**** DATA PROVIDED ****
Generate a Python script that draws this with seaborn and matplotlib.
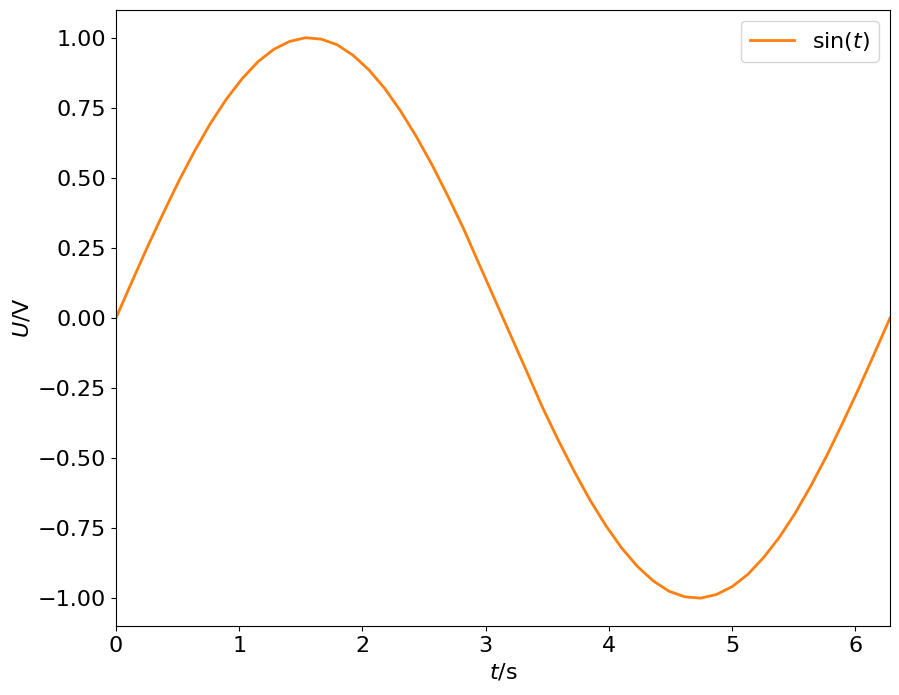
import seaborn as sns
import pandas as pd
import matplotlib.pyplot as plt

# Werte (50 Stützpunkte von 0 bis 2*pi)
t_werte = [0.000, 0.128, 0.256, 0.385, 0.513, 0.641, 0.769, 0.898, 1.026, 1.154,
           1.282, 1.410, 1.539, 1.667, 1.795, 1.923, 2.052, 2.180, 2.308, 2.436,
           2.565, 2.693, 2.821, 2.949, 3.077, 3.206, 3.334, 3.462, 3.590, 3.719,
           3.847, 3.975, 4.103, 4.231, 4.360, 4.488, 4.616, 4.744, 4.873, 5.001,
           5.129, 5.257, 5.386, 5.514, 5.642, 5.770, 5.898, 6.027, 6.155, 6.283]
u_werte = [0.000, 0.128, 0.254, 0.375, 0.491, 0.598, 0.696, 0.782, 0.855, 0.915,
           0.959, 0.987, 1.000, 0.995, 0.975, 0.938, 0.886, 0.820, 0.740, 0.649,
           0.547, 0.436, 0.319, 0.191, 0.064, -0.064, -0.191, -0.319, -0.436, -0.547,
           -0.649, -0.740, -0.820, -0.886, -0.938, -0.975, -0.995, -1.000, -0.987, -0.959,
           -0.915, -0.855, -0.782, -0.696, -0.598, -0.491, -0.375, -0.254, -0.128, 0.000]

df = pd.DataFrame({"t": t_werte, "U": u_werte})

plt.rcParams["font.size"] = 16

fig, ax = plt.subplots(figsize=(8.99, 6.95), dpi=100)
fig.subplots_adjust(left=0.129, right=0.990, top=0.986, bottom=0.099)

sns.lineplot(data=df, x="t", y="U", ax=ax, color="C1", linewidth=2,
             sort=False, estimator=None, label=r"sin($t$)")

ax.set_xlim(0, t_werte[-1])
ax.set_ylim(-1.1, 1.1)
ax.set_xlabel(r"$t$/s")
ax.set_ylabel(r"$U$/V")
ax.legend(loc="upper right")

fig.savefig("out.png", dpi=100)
****
=== REQUIRED TASK ===
Write down every line from the opening of the listing to the line with "import matplotlib.pyplot as plt", both included, and nothing else; the pictures are omitted.

=== WRITTEN ANSWER ===
Generate a Python script that draws this with seaborn and matplotlib.
import seaborn as sns
import pandas as pd
import matplotlib.pyplot as plt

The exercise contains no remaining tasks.